INFORMATION SUPPLIED:
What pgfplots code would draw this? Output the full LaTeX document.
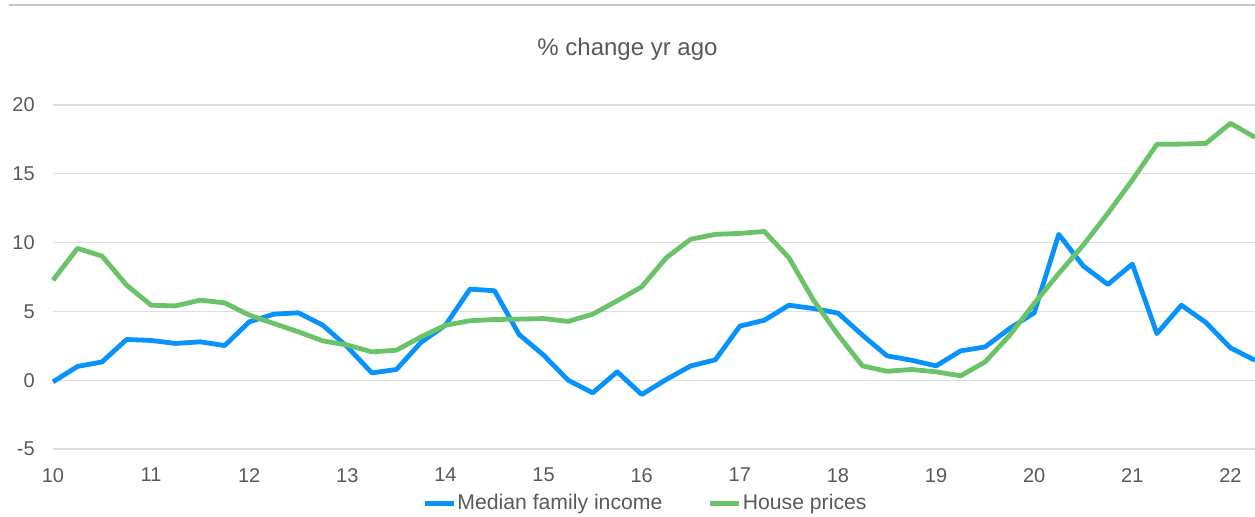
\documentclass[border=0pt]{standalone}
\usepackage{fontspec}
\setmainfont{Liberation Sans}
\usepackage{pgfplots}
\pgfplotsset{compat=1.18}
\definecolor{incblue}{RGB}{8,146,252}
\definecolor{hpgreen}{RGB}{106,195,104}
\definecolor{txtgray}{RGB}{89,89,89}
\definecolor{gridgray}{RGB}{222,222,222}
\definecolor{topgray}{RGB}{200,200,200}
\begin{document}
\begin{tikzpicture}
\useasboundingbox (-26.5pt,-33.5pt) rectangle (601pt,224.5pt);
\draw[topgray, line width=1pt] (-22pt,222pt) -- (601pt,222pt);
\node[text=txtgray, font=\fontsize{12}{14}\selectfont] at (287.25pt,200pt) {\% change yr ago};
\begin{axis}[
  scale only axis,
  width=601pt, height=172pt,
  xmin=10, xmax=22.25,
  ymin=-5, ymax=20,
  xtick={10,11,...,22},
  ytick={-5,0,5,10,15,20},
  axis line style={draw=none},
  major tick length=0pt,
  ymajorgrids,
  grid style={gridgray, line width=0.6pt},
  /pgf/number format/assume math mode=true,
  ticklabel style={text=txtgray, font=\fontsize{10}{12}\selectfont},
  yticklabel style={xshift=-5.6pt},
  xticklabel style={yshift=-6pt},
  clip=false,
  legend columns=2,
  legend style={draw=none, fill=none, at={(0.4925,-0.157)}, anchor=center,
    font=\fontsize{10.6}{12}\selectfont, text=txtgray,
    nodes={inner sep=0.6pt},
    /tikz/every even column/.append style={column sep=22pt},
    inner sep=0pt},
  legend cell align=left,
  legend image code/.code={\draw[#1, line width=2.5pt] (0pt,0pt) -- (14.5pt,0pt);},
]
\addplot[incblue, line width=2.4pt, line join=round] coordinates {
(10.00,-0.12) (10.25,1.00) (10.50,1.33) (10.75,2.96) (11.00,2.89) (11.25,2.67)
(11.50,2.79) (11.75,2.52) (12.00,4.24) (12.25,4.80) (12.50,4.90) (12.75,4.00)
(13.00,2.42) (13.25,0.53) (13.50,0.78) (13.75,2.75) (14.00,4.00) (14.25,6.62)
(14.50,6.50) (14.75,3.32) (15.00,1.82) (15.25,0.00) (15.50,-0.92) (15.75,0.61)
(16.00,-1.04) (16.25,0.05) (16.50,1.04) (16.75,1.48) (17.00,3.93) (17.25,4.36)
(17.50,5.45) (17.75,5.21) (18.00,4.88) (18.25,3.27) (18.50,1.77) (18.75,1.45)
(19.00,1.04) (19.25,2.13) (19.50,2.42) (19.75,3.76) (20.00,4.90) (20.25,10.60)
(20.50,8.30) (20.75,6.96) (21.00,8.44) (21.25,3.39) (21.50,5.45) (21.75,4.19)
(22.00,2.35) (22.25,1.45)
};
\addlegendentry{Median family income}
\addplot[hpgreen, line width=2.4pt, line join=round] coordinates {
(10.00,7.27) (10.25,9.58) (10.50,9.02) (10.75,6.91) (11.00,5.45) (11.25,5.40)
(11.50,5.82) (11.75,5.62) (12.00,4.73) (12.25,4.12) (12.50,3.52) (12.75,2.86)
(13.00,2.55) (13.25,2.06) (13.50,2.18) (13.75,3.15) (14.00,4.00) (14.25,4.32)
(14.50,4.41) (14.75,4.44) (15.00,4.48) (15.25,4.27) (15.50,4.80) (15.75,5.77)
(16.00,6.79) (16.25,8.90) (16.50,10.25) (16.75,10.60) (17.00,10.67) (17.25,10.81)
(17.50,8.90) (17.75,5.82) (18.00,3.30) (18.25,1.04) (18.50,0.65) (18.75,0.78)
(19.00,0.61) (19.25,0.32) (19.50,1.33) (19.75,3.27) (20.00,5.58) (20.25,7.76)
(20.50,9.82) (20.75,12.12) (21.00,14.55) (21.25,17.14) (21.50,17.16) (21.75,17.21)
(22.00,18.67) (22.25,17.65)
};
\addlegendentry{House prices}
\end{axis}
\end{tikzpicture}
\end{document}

THE PROBLEM:
Return each line from the material above exactly, but not the pictures.

COMPLETE RESPONSE:
What pgfplots code would draw this? Output the full LaTeX document.
\documentclass[border=0pt]{standalone}
\usepackage{fontspec}
\setmainfont{Liberation Sans}
\usepackage{pgfplots}
\pgfplotsset{compat=1.18}
\definecolor{incblue}{RGB}{8,146,252}
\definecolor{hpgreen}{RGB}{106,195,104}
\definecolor{txtgray}{RGB}{89,89,89}
\definecolor{gridgray}{RGB}{222,222,222}
\definecolor{topgray}{RGB}{200,200,200}
\begin{document}
\begin{tikzpicture}
\useasboundingbox (-26.5pt,-33.5pt) rectangle (601pt,224.5pt);
\draw[topgray, line width=1pt] (-22pt,222pt) -- (601pt,222pt);
\node[text=txtgray, font=\fontsize{12}{14}\selectfont] at (287.25pt,200pt) {\% change yr ago};
\begin{axis}[
  scale only axis,
  width=601pt, height=172pt,
  xmin=10, xmax=22.25,
  ymin=-5, ymax=20,
  xtick={10,11,...,22},
  ytick={-5,0,5,10,15,20},
  axis line style={draw=none},
  major tick length=0pt,
  ymajorgrids,
  grid style={gridgray, line width=0.6pt},
  /pgf/number format/assume math mode=true,
  ticklabel style={text=txtgray, font=\fontsize{10}{12}\selectfont},
  yticklabel style={xshift=-5.6pt},
  xticklabel style={yshift=-6pt},
  clip=false,
  legend columns=2,
  legend style={draw=none, fill=none, at={(0.4925,-0.157)}, anchor=center,
    font=\fontsize{10.6}{12}\selectfont, text=txtgray,
    nodes={inner sep=0.6pt},
    /tikz/every even column/.append style={column sep=22pt},
    inner sep=0pt},
  legend cell align=left,
  legend image code/.code={\draw[#1, line width=2.5pt] (0pt,0pt) -- (14.5pt,0pt);},
]
\addplot[incblue, line width=2.4pt, line join=round] coordinates {
(10.00,-0.12) (10.25,1.00) (10.50,1.33) (10.75,2.96) (11.00,2.89) (11.25,2.67)
(11.50,2.79) (11.75,2.52) (12.00,4.24) (12.25,4.80) (12.50,4.90) (12.75,4.00)
(13.00,2.42) (13.25,0.53) (13.50,0.78) (13.75,2.75) (14.00,4.00) (14.25,6.62)
(14.50,6.50) (14.75,3.32) (15.00,1.82) (15.25,0.00) (15.50,-0.92) (15.75,0.61)
(16.00,-1.04) (16.25,0.05) (16.50,1.04) (16.75,1.48) (17.00,3.93) (17.25,4.36)
(17.50,5.45) (17.75,5.21) (18.00,4.88) (18.25,3.27) (18.50,1.77) (18.75,1.45)
(19.00,1.04) (19.25,2.13) (19.50,2.42) (19.75,3.76) (20.00,4.90) (20.25,10.60)
(20.50,8.30) (20.75,6.96) (21.00,8.44) (21.25,3.39) (21.50,5.45) (21.75,4.19)
(22.00,2.35) (22.25,1.45)
};
\addlegendentry{Median family income}
\addplot[hpgreen, line width=2.4pt, line join=round] coordinates {
(10.00,7.27) (10.25,9.58) (10.50,9.02) (10.75,6.91) (11.00,5.45) (11.25,5.40)
(11.50,5.82) (11.75,5.62) (12.00,4.73) (12.25,4.12) (12.50,3.52) (12.75,2.86)
(13.00,2.55) (13.25,2.06) (13.50,2.18) (13.75,3.15) (14.00,4.00) (14.25,4.32)
(14.50,4.41) (14.75,4.44) (15.00,4.48) (15.25,4.27) (15.50,4.80) (15.75,5.77)
(16.00,6.79) (16.25,8.90) (16.50,10.25) (16.75,10.60) (17.00,10.67) (17.25,10.81)
(17.50,8.90) (17.75,5.82) (18.00,3.30) (18.25,1.04) (18.50,0.65) (18.75,0.78)
(19.00,0.61) (19.25,0.32) (19.50,1.33) (19.75,3.27) (20.00,5.58) (20.25,7.76)
(20.50,9.82) (20.75,12.12) (21.00,14.55) (21.25,17.14) (21.50,17.16) (21.75,17.21)
(22.00,18.67) (22.25,17.65)
};
\addlegendentry{House prices}
\end{axis}
\end{tikzpicture}
\end{document}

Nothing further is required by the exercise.